● Problem to work on
Set down the data below from its first line to the line holding "pressure_ticks = list(range(20, 141, 5))", inclusive; omit all pictures.
========================================================================
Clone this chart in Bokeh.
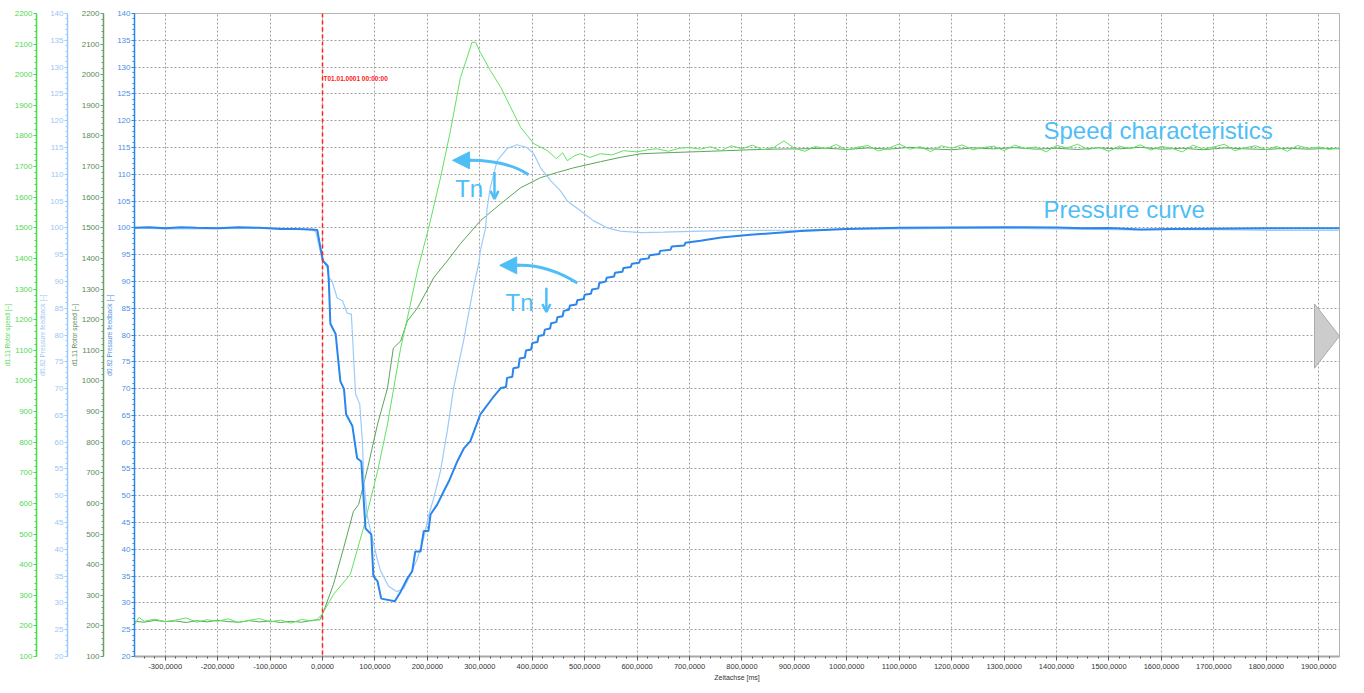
from bokeh.plotting import figure
from bokeh.models import Range1d, LinearAxis, FixedTicker, Span, Label, Arrow, NormalHead, OpenHead
from bokeh.embed import file_html
from bokeh.resources import INLINE

# ---------------- data ----------------
# time axis [ms]
x_ticks = list(range(-300, 2000, 100))
x_tick_labels = {t: f"{t:.4f}".replace(".", ",") for t in x_ticks}
speed_ticks = list(range(100, 2201, 100))
pressure_ticks = list(range(20, 141, 5))

# d0.82 pressure feedback (thick, dark blue)
p1_t = [-358, -330, -300, -270, -240, -200, -160, -120, -80, -50, -20, -10, -4, 1, 10, 12, 15, 25, 34, 41, 45,
        57, 66, 74, 82, 93, 97, 105, 112, 138, 149, 162, 171, 177, 187, 193, 202, 206, 219, 231, 241, 257,
        270, 282, 301, 324, 340, 350, 352, 362, 364, 374, 376, 386, 388, 398, 400, 410, 412, 422, 424, 434,
        436, 446, 448, 458, 460, 470, 472, 484, 486, 498, 500, 512, 514, 526, 528, 540, 542, 556, 558, 572,
        574, 588, 590, 604, 606, 622, 624, 642, 644, 664, 666, 690, 692, 721, 760, 816, 870, 912, 1000,
        1102, 1200, 1300, 1400, 1450, 1500, 1560, 1620, 1700, 1800, 1940]
p1_v = [100.0, 100.1, 99.9, 100.1, 100.0, 99.9, 100.1, 100.0, 99.8, 99.8, 99.7, 99.6, 96.3, 93.8, 92.9, 90.1,
        82.1, 80.2, 71.4, 69.9, 65.2, 63.0, 57.0, 56.4, 43.9, 42.8, 35.0, 34.0, 30.8, 30.3, 32.1, 34.6,
        35.9, 39.6, 39.6, 43.4, 43.4, 46.5, 48.4, 50.8, 52.7, 56.4, 58.9, 60.2, 65.2, 68.2, 70.1, 70.3,
        72.0, 72.2, 73.8, 74.0, 75.6, 75.8, 77.1, 77.3, 78.5, 78.7, 79.8, 80.0, 81.0, 81.2, 82.2, 82.4,
        83.3, 83.5, 84.5, 84.7, 85.5, 85.7, 86.5, 86.7, 87.5, 87.7, 88.5, 88.7, 89.7, 90.0, 90.7, 90.9,
        91.6, 91.8, 92.5, 92.7, 93.3, 93.5, 94.1, 94.3, 94.9, 95.1, 95.7, 95.9, 96.5, 96.7, 97.2, 97.6,
        98.2, 98.7, 99.1, 99.4, 99.8, 100.0, 100.05, 100.1, 100.05, 99.9, 99.95, 99.7, 99.8, 99.85, 99.9, 99.9]

# d0.82 pressure feedback (thin, light blue)
p2_t = [-358, -300, -250, -200, -150, -100, -50, -25, -13, -1, 9, 12, 18, 28, 38, 47, 55, 59, 63, 71, 76, 79,
        85, 93, 104, 111, 126, 142, 155, 168, 181, 193, 203, 212, 225, 238, 250, 270, 289, 298, 301, 311,
        314, 320, 333, 352, 371, 390, 403, 416, 435, 454, 467, 492, 517, 543, 568, 607, 650, 721, 800,
        912, 1000, 1102, 1200, 1293, 1400, 1550, 1650, 1750, 1850, 1940]
p2_v = [100.0, 99.8, 99.8, 99.85, 99.9, 100.0, 99.8, 99.6, 99.4, 94.2, 92.5, 90.7, 90.1, 86.9, 86.4, 84.1,
        83.9, 76.4, 69.0, 67.1, 60.2, 52.7, 46.5, 42.8, 38.3, 35.9, 33.1, 32.1, 32.7, 35.3, 38.3, 42.1,
        46.5, 49.5, 54.6, 62.1, 70.1, 79.4, 89.5, 93.3, 95.7, 100.0, 103.7, 107.5, 112.5, 114.8, 115.5,
        115.0, 113.8, 111.2, 108.8, 106.9, 105.0, 103.2, 101.3, 100.0, 99.4, 99.1, 99.2, 99.4, 99.5,
        99.6, 99.8, 99.8, 99.9, 99.9, 99.8, 99.6, 99.7, 99.6, 99.5, 99.5]

# d1.11 rotor speed (thin, bright green)
s1_t = [-358, -350, -340, -320, -300, -280, -260, -240, -220, -200, -180, -160, -140, -120, -100, -80, -60,
        -40, -20, -10, -1, 21, 53, 78, 105, 124, 149, 162, 181, 202, 225, 244, 263, 276, 285, 292, 301,
        320, 340, 359, 378, 403, 429, 446, 458, 467, 480, 492, 510, 530, 552, 574, 600, 620, 638, 660,
        680, 700, 721,
        740, 760, 780, 800, 820, 840, 860, 880, 900, 920, 940, 960, 980, 1000, 1020, 1040, 1060, 1080,
        1100, 1120, 1140, 1160, 1180, 1200, 1220, 1240, 1260, 1280, 1300, 1320, 1340, 1360, 1380, 1400,
        1420, 1440, 1460, 1480, 1500, 1520, 1540, 1560, 1580, 1600, 1620, 1640, 1660, 1680, 1700, 1720,
        1740, 1760, 1780, 1800, 1820, 1840, 1860, 1880, 1900, 1920, 1940]
s1_v = [205, 228, 215, 222, 214, 219, 226, 212, 220, 215, 223, 211, 218, 224, 213, 219, 209, 221, 216, 222,
        237, 303, 368, 519, 705, 859, 1107, 1206, 1359, 1497, 1663, 1817, 1991, 2057, 2106, 2106, 2073,
        2014, 1959, 1893, 1828, 1775, 1752, 1726, 1745, 1719, 1735, 1742, 1730, 1742, 1738, 1752, 1748,
        1755, 1758, 1750, 1760, 1762, 1757,
        1765, 1752, 1768, 1758, 1770, 1755, 1762, 1784, 1760, 1750, 1766, 1758, 1772, 1754, 1763, 1769,
        1751, 1760, 1774, 1757, 1765, 1749, 1768, 1760, 1771, 1755, 1762, 1767, 1752, 1770, 1759, 1764,
        1748, 1769, 1761, 1773, 1756, 1763, 1750, 1767, 1758, 1771, 1754, 1766, 1760, 1748, 1770, 1757,
        1764, 1773, 1752, 1762, 1768, 1755, 1766, 1750, 1769, 1759, 1764, 1756, 1761]

# d1.11 rotor speed (thin, dark green)
s2_t = [-358, -340, -320, -300, -280, -260, -240, -220, -200, -180, -160, -140, -120, -100, -80, -60, -40,
        -20, -5, 2, 21, 40, 59, 69, 86, 105, 124, 135, 149, 162, 181, 202, 212, 238, 263, 301, 340, 378,
        416, 448, 479, 530, 568, 607, 669, 721, 770, 816, 860, 912,
        960, 1000, 1040, 1080, 1120, 1160, 1200, 1240, 1280, 1320, 1360, 1400, 1440, 1480, 1520, 1560,
        1600, 1640, 1680, 1720, 1760, 1800, 1840, 1880, 1920, 1940]
s2_v = [215, 212, 218, 214, 216, 211, 217, 213, 218, 214, 212, 217, 213, 216, 211, 215, 212, 218, 220,
        247, 336, 453, 574, 597, 715, 859, 977, 1107, 1130, 1196, 1238, 1304, 1337, 1392, 1448, 1523,
        1579, 1631, 1664, 1681, 1696, 1716, 1730, 1742, 1746, 1749, 1752, 1755, 1757, 1758,
        1760, 1756, 1761, 1757, 1763, 1758, 1755, 1761, 1758, 1762, 1757, 1760, 1756, 1761, 1758, 1763,
        1757, 1760, 1755, 1761, 1758, 1756, 1760, 1757, 1759, 1758]

# ---------------- styles ----------------
C_BLUE = "#2a86ea"
C_LBLUE = "#9ccbfb"
C_GREEN = "#5fe35f"
C_DGREEN = "#5aa55a"
C_NOTE = "#4fbef7"
FONT = "Liberation Sans"

p = figure(width=1348, height=685, output_backend="svg", toolbar_location=None,
           x_range=Range1d(-358.6, 1939.7), y_range=Range1d(20, 140),
           min_border_left=134, min_border_right=9, min_border_top=13, min_border_bottom=29,
           background_fill_color="white", border_fill_color="white")
p.extra_y_ranges = {"speed": Range1d(100, 2200)}
p.outline_line_color = "#b4b4b4"
p.outline_line_width = 1


def style_axis(ax, color, label_color, title, ticks, minor):
    ax.ticker = FixedTicker(ticks=ticks, minor_ticks=minor)
    ax.axis_label = title
    ax.axis_label_text_font = FONT
    ax.axis_label_text_font_size = "6.5px"
    ax.axis_label_text_font_style = "normal"
    ax.axis_label_text_color = label_color
    ax.axis_label_standoff = 1
    ax.major_label_text_font = FONT
    ax.major_label_text_font_size = "8px"
    ax.major_label_text_color = label_color
    ax.major_label_standoff = 1
    ax.axis_line_color = color
    ax.axis_line_width = 1.5
    ax.major_tick_line_color = color
    ax.minor_tick_line_color = color
    ax.major_tick_in = 0
    ax.major_tick_out = 3
    ax.minor_tick_in = 0
    ax.minor_tick_out = 2


press_minor = list(range(20, 141, 1))
speed_minor = list(range(100, 2201, 20))

# innermost: blue pressure axis (default left axis)
style_axis(p.yaxis[0], C_BLUE, "#4a90e2", "d0.82 Pressure feedback [–]", pressure_ticks, press_minor)
ax3 = LinearAxis(y_range_name="speed")
style_axis(ax3, "#6a9e6a", "#5a8a5a", "d1.11 Rotor speed [–]", speed_ticks, speed_minor)
p.add_layout(ax3, "left")
ax2 = LinearAxis()
style_axis(ax2, C_LBLUE, "#9cc6f5", "d0.82 Pressure feedback [–]", pressure_ticks, press_minor)
p.add_layout(ax2, "left")
ax1 = LinearAxis(y_range_name="speed")
style_axis(ax1, "#44dd44", "#55d855", "d1.11 Rotor speed [–]", speed_ticks, speed_minor)
p.add_layout(ax1, "left")

xa = p.xaxis[0]
xa.ticker = FixedTicker(ticks=x_ticks, minor_ticks=list(range(-340, 1940, 20)))
xa.major_label_overrides = x_tick_labels
xa.major_label_text_font = FONT
xa.major_label_text_font_size = "7.5px"
xa.major_label_text_color = "#333333"
xa.major_label_standoff = 3
xa.axis_label = "Zeitachse [ms]"
xa.axis_label_text_font = FONT
xa.axis_label_text_font_size = "7px"
xa.axis_label_text_font_style = "normal"
xa.axis_label_text_color = "#333333"
xa.axis_label_standoff = 2
xa.axis_line_color = "#a8a8a8"
xa.axis_line_width = 2
xa.major_tick_line_color = "#555555"
xa.minor_tick_line_color = "#555555"
xa.major_tick_in = 0
xa.major_tick_out = 4
xa.minor_tick_in = 0
xa.minor_tick_out = 2

p.xgrid.grid_line_color = "#a0a0a0"
p.xgrid.grid_line_dash = "2 2"
p.xgrid.grid_line_width = 1
p.ygrid.grid_line_color = "#a0a0a0"
p.ygrid.grid_line_dash = "2 2"
p.ygrid.grid_line_width = 1

# ---------------- curves ----------------
p.line(s2_t, s2_v, y_range_name="speed", line_color=C_DGREEN, line_width=1)
p.line(s1_t, s1_v, y_range_name="speed", line_color=C_GREEN, line_width=1)
p.line(p2_t, p2_v, line_color=C_LBLUE, line_width=1.2)
p.line(p1_t, p1_v, line_color=C_BLUE, line_width=2)

# trigger marker
p.add_layout(Span(location=0, dimension="height", line_color="#ff2020", line_dash="4 3", line_width=1.5))
p.add_layout(Label(x=0, y=127.85, x_offset=1, text="T01.01.0001 00:00:00", text_font=FONT,
                   text_font_size="6.5px", text_font_style="bold", text_color="#ff2020",
                   text_baseline="middle"))

# annotations
p.add_layout(Label(x=1375, y=118.1, text="Speed characteristics", text_font=FONT, text_font_size="24px",
                   text_color=C_NOTE, text_baseline="middle"))
p.add_layout(Label(x=1375, y=103.5, text="Pressure curve", text_font=FONT, text_font_size="24px",
                   text_color=C_NOTE, text_baseline="middle"))
p.add_layout(Label(x=253, y=107.3, text="Tn", text_font=FONT, text_font_size="24px",
                   text_color=C_NOTE, text_baseline="middle"))
p.add_layout(Label(x=349, y=86.0, text="Tn", text_font=FONT, text_font_size="24px",
                   text_color=C_NOTE, text_baseline="middle"))

# curved arrows
p.quadratic(x0=[393, 486], y0=[109.9, 89.7], x1=[280, 372], y1=[112.6, 93.0],
            cx=[352, 428], cy=[112.6, 93.2], line_color=C_NOTE, line_width=3)
p.add_layout(Arrow(end=NormalHead(size=17, fill_color=C_NOTE, line_color=C_NOTE),
                   x_start=284, y_start=112.6, x_end=248, y_end=112.6,
                   line_color=C_NOTE, line_width=3))
p.add_layout(Arrow(end=NormalHead(size=17, fill_color=C_NOTE, line_color=C_NOTE),
                   x_start=376, y_start=93.0, x_end=338, y_end=93.0,
                   line_color=C_NOTE, line_width=3))
# down arrows next to "Tn"
p.add_layout(Arrow(end=OpenHead(size=8, line_color=C_NOTE, line_width=2.5),
                   x_start=328, y_start=110.4, x_end=328, y_end=105.4,
                   line_color=C_NOTE, line_width=2.5))
p.add_layout(Arrow(end=OpenHead(size=8, line_color=C_NOTE, line_width=2.5),
                   x_start=427, y_start=88.8, x_end=427, y_end=84.3,
                   line_color=C_NOTE, line_width=2.5))

# navigation triangle on the right edge
p.patch([1892, 1939.7, 1892], [85.8, 79.8, 73.8], fill_color="#cccccc", line_color="#aaaaaa",
        line_width=1)

open("out.html", "w").write(file_html(p, INLINE))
========================================================================
● Written answer
Clone this chart in Bokeh.
from bokeh.plotting import figure
from bokeh.models import Range1d, LinearAxis, FixedTicker, Span, Label, Arrow, NormalHead, OpenHead
from bokeh.embed import file_html
from bokeh.resources import INLINE

# ---------------- data ----------------
# time axis [ms]
x_ticks = list(range(-300, 2000, 100))
x_tick_labels = {t: f"{t:.4f}".replace(".", ",") for t in x_ticks}
speed_ticks = list(range(100, 2201, 100))
pressure_ticks = list(range(20, 141, 5))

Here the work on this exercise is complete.